Your Brand in Tatters

Your Brand in Tatters: Politics, industry, and decline versus vulnerability, by Mark Chussil

You delicately balance dignity, defiance, and desperation with your storied brand in tatters. You address customer dissatisfaction by appealing to emotion and evoking hallowed names from the past. You offer cheap financing and gifts as you race to reduce your product’s growing cost of ownership. You retrench, relying more and more on your most-loyal customers. You reassure prospective buyers as they question whether you’ll be able to provide service in the future. You watch implacable competitors advancing into areas once considered your safe haven.

Am I talking about GM or the McCain/Palin campaign?

(One thing I am not talking about is product quality. This post is not about the virtues and vices of cars or candidates; it is about strategic thinking.)

Whether we’re talking about the troubles of the Detroit Three or the Republican Two, it’s easy to blame the perfect storm of energy prices, financial crisis, and tough competition. But although the perfect storm may have accelerated their decline, it didn’t cause their vulnerability. Their vulnerability is the culmination of many years of decision-making.

Note that the decision-makers were not stupid and their decisions were not intended to cause vulnerability. On the contrary, the decision-makers were intelligent and they intended to build success. Yet vulnerability was the result, and it was not inevitable.

It’s worth thinking about how intelligent people get into such messes because lessons from their decisions can help you make better decisions. Some relevant issues:

  • Forgetting what it means to be an upstart. Summary: incumbents have (or can have) all the advantages; upstarts win by thinking differently.
  • Shifting (probably unconsciously) from “investment” to “budget.” Summary: budgets encourage financial thinking, investment encourages strategic thinking.
  • Basing a false sense of security on past success. Summary: we conclude that a strategy is working when we like the results, and we assume we’ll like future results if we continue the strategy.
  • Believing that a solution (or even the identity of the problem) is obvious. Summary: the solution to global warming is not to turn up the air conditioning.
  • Failing to distinguish trimming fat from cutting muscle. Summary: we can only buy success for a short time.

Note that all of those issues concern ways of thinking and none of those issues is limited to a specific factoid, event, or industry.

Most important, note that none of those issues can be solved by a quick fix. For instance, appeals to zero-percent financing and patriotism are ultimately hollow. They’re not hollow because people don’t care about cost or country. They’re hollow because they are designed to solve the seller’s problem, not the buyer’s. Discounts move surplus (the seller’s problem) when not enough people want to buy a company’s product. Waving the flag buffs up public image (the seller’s problem) when not enough people want to buy a candidate’s policies.
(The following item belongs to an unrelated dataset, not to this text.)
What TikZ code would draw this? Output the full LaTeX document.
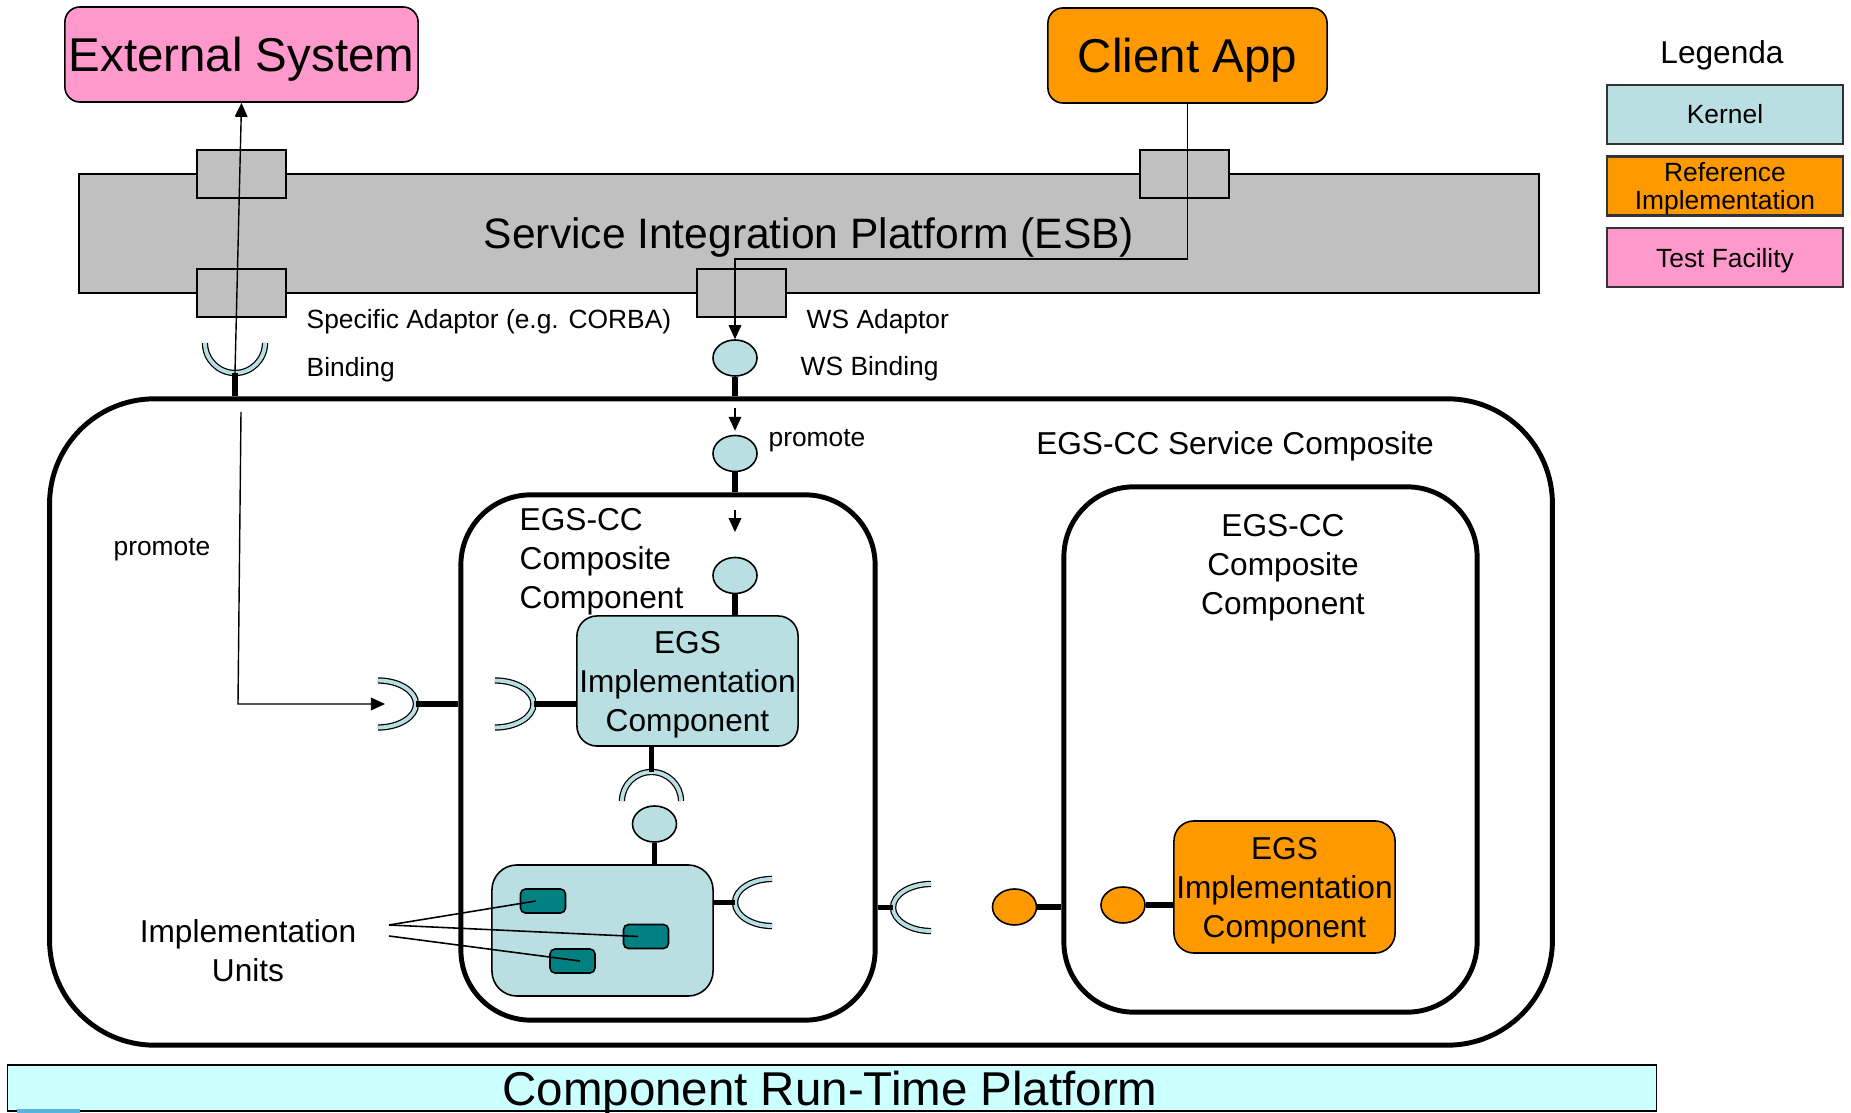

It’s also worth thinking about how to get out of the mess. As I’ve seen while conducting numerous business war games in numerous industries on six continents, strategists almost always have more options, and better options, than they think. The trick is to discover the options and to act on them.

  • First, acknowledge that we have a problem. That can be harder than it sounds, especially if you believe that evidence from previous strategies predicts all will be well. There is no substitute for healthy skepticism, basic numeracy, and what-if thinking.
  • Second, consider whether the core problem is really what you initially or traditionally think. Look at new metrics: for instance, if you rely on financial spreadsheets, look at competitive intelligence or customer interviews. Ask deeper questions: for instance, if you solve the problem as you plan, would that really make things better? Beware of hidden bias: asking your customers whether they’re satisfied with you may tell you little about whether competitors’ customers will switch to you.
  • Third, put on someone else’s hat, wear someone else’s shoes, look through someone else’s glasses. (Not literally, unless they agree.) The magic of business war games is that people see what the world look like from different perspectives, and especially from the perspective of competitors who want to win. Assume that the someone-else is intelligent, and ask why they think it smart to do something that looks not-smart when you’re wearing your hat, shoes, and glasses.
  • Fourth, stress-test your ideas in a safe environment before you risk your business or campaign in real life. Focus groups. Mock debates. Business war games. Strategy and crisis simulations. Test markets. Ask what could go wrong and answer it rigorously. Think through what has to happen for your strategy to succeed, and whether you really believe those things will happen.

Those recommendations are not rocket science. Nonetheless, the analyses I hear and the articles I read suggest that they’re not accepted science. There’s one action you can take that will 1) demonstrate that it’s not accepted science and 2) help immunize you against the traps: Listen critically.

Let’s remember that people don’t only fail; they succeed, too. Asking how-not-to-fail questions yields one view of your options, one perhaps focused on denial and desperation. Asking how-to-succeed questions yields a different view of your options, one probably focused on opportunity and exploiting competitors’ denial and desperation. It is easier to stand out when others are pulling back.